For advanced users running on 32-bit architectures (ESP32, SAMD21, Teensy), the QuickPID Library offers superior compatibility. It includes advanced anti-windup features (like clamping and conditional integration) and supports multiple tuning rules out-of-the-box, including Ziegler-Nichols and Cohen-Coon. QuickPID leverages hardware FPUs on 32-bit boards, reducing compute time to single-digit microseconds.

Real-World Edge Cases and Failure Modes

Even with perfectly compatible hardware, specific edge cases will break your Arduino PID loop if not addressed in the architecture.

1. Integral Windup During Actuator Saturation

The Scenario: Your PID loop commands a 100% duty cycle to a heater, but the physical system cannot reach the setpoint (e.g., a poorly insulated oven). The error remains positive, and the Integral term accumulates to a massive number.

The Fix: Ensure your software library supports Integral Clamping. Furthermore, hardware compatibility dictates that you must monitor the actual actuator state. If using a smart motor driver like the RoboClaw, read back the actual current draw to detect if the motor is stalling, and pause the I-term accumulation in your code.

2. Derivative Kick on Setpoint Changes

The Scenario: You change the PID setpoint from 20°C to 100°C instantly. The derivative of the error spikes to infinity for one cycle, causing the actuator to slam to 100% and then 0%.

The Fix: Use a library that calculates the derivative based on the measurement rather than the error (often called 'Derivative on Measurement'). Brett Beauregard's library implements this by default, but if you are writing a custom PID loop on a Teensy 4.1, you must manually code this inversion to prevent hardware damage to your actuators.

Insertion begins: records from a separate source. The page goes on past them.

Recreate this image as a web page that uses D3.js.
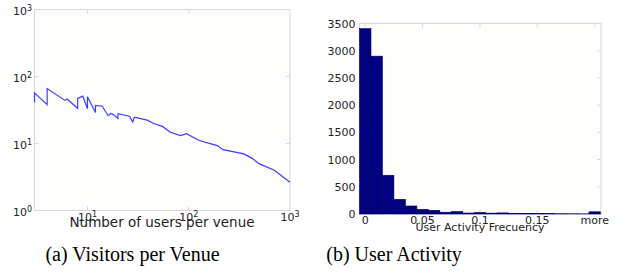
<!DOCTYPE html>
<html>
<head>
<meta charset="utf-8">
<script src="https://cdn.jsdelivr.net/npm/d3@7"></script>
<style>
  body { margin: 0; background: #fff; }
  text { font-family: "DejaVu Sans", sans-serif; fill: #222; }
  .caption { font-family: "Liberation Serif", "Times New Roman", serif; fill: #000; }
</style>
</head>
<body>
<div id="chart"></div>
<script>
// (a) visitors per venue -- log/log line
const venueUsers  = [3, 3, 4, 4, 6, 6.3, 8, 8, 9, 10, 10, 12, 12, 14, 16, 17, 18, 20, 20, 26, 28, 29, 39, 45, 55, 66, 83, 95, 127, 191, 218, 350, 423, 494, 700, 1000];
const venueCounts = [41, 57, 38, 66, 44, 46, 33.5, 47, 51, 33, 50, 29, 37, 36, 26, 28, 27, 23.6, 27.8, 25.5, 21, 24.7, 22.3, 19.9, 18, 14.7, 13.1, 14, 11.1, 9.3, 8.1, 7.0, 6.0, 5.0, 4.0, 2.64];
const logTicks = [1, 10, 100, 1000];

// (b) user activity histogram, bins of 0.01, last one is "more"
const activityBins   = [0, 0.01, 0.02, 0.03, 0.04, 0.05, 0.06, 0.07, 0.08, 0.09, 0.10, 0.11, 0.12, 0.13, 0.14, 0.15, 0.16, 0.17, 0.18, 0.19, 0.20];
const activityCounts = [3405, 2900, 712, 270, 147, 86, 68, 33, 45, 18, 28, 16, 20, 12, 9, 8, 6, 5, 4, 3, 40];
const activityTicks  = [0, 0.05, 0.1, 0.15, 0.2];
const activityTickLabels = ["0", "0.05", "0.1", "0.15", "more"];
const countTicks = [0, 500, 1000, 1500, 2000, 2500, 3000, 3500];

const svg = d3.select("#chart").append("svg")
  .attr("width", 621)
  .attr("height", 274);

const frameColor = "#d8d8d8";
const plotBg = "#fdfdfc";

// ---------- left panel ----------
const x1 = d3.scaleLog().domain([3, 1000]).range([34.5, 290]);
const y1 = d3.scaleLog().domain([1, 1000]).range([210.5, 9.5]);

const left = svg.append("g");
left.append("rect")
  .attr("x", 34.5).attr("y", 9.5)
  .attr("width", 290 - 34.5).attr("height", 210.5 - 9.5)
  .attr("fill", plotBg).attr("stroke", frameColor);

// small inward ticks on all sides
logTicks.forEach(t => {
  if (t > 3 && t < 1000) {
    left.append("line").attr("x1", x1(t)).attr("x2", x1(t)).attr("y1", 210.5).attr("y2", 206.5).attr("stroke", frameColor);
    left.append("line").attr("x1", x1(t)).attr("x2", x1(t)).attr("y1", 9.5).attr("y2", 13.5).attr("stroke", frameColor);
  }
  if (t > 1 && t < 1000) {
    left.append("line").attr("x1", 34.5).attr("x2", 38.5).attr("y1", y1(t)).attr("y2", y1(t)).attr("stroke", frameColor);
    left.append("line").attr("x1", 290).attr("x2", 286).attr("y1", y1(t)).attr("y2", y1(t)).attr("stroke", frameColor);
  }
});

function powLabel(g, x, y, exp, anchor) {
  const t = g.append("text")
    .attr("x", x).attr("y", y)
    .attr("text-anchor", anchor)
    .style("font-size", "11px");
  t.append("tspan").text("10");
  t.append("tspan").text(exp).attr("dy", -4).style("font-size", "8px");
}

logTicks.forEach(t => {
  powLabel(left, 32, y1(t) + 5, Math.round(Math.log10(t)), "end");
});
logTicks.filter(t => t >= 10).forEach(t => {
  powLabel(left, x1(t), 221, Math.round(Math.log10(t)), "middle");
});

left.append("path")
  .datum(d3.zip(venueUsers, venueCounts))
  .attr("fill", "none")
  .attr("stroke", "#3b3bff")
  .attr("stroke-width", 1.2)
  .attr("d", d3.line().x(d => x1(d[0])).y(d => y1(d[1])));

left.append("text")
  .attr("x", 162).attr("y", 227)
  .attr("text-anchor", "middle")
  .style("font-size", "13.5px")
  .text("Number of users per venue");

// ---------- right panel ----------
const x2 = d3.scaleLinear().domain([-0.005, 0.2055]).range([359.5, 601]);
const y2 = d3.scaleLinear().domain([0, 3500]).range([214, 23.5]);

const right = svg.append("g");
right.append("rect")
  .attr("x", 359.5).attr("y", 23.5)
  .attr("width", 601 - 359.5).attr("height", 214 - 23.5)
  .attr("fill", plotBg).attr("stroke", frameColor);

activityTicks.forEach(t => {
  right.append("line").attr("x1", x2(t)).attr("x2", x2(t)).attr("y1", 214).attr("y2", 210).attr("stroke", frameColor);
  right.append("line").attr("x1", x2(t)).attr("x2", x2(t)).attr("y1", 23.5).attr("y2", 27.5).attr("stroke", frameColor);
});
countTicks.forEach(t => {
  right.append("line").attr("x1", 359.5).attr("x2", 363.5).attr("y1", y2(t)).attr("y2", y2(t)).attr("stroke", frameColor);
  right.append("line").attr("x1", 601).attr("x2", 597).attr("y1", y2(t)).attr("y2", y2(t)).attr("stroke", frameColor);
});

right.selectAll("rect.bar")
  .data(d3.zip(activityBins, activityCounts))
  .enter().append("rect")
  .attr("class", "bar")
  .attr("x", d => x2(d[0] - 0.005))
  .attr("width", d => x2(d[0] + 0.005) - x2(d[0] - 0.005))
  .attr("y", d => y2(d[1]))
  .attr("height", d => y2(0) - y2(d[1]))
  .attr("fill", "#000080")
  .attr("stroke", "#00005a")
  .attr("stroke-width", 0.6);

countTicks.forEach(t => {
  right.append("text")
    .attr("x", 355.5).attr("y", y2(t) + 4)
    .attr("text-anchor", "end")
    .style("font-size", "11px")
    .text(t);
});
activityTicks.forEach((t, i) => {
  right.append("text")
    .attr("x", x2(t)).attr("y", 224)
    .attr("text-anchor", "middle")
    .style("font-size", "11px")
    .text(activityTickLabels[i]);
});

right.append("text")
  .attr("x", 480).attr("y", 230.5)
  .attr("text-anchor", "middle")
  .style("font-size", "11px")
  .text("User Activity Frecuency");

// ---------- captions ----------
svg.append("text").attr("class", "caption")
  .attr("x", 132.5).attr("y", 261)
  .attr("text-anchor", "middle")
  .style("font-size", "20px")
  .text("(a) Visitors per Venue");
svg.append("text").attr("class", "caption")
  .attr("x", 394).attr("y", 261)
  .attr("text-anchor", "middle")
  .style("font-size", "20px")
  .text("(b) User Activity");
</script>
</body>
</html>
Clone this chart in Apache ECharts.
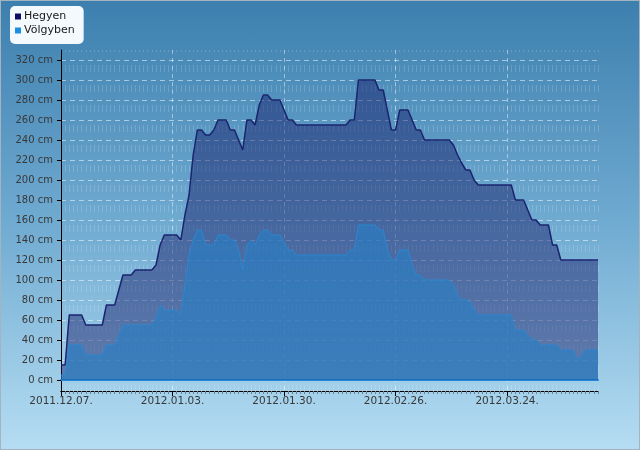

Summary: Building Your Bill of Materials

Designing a successful closed-loop system requires viewing the MCU, sensor, driver, and library as a single, interdependent ecosystem. For high-speed mechanical control, pair an ESP32 or Teensy with magnetic encoders and high-frequency MOSFET drivers. For slow thermal systems, an Uno R4 paired with an RTD sensor and a solid-state relay (SSR) utilizing zero-cross switching will provide years of stable, jitter-free operation.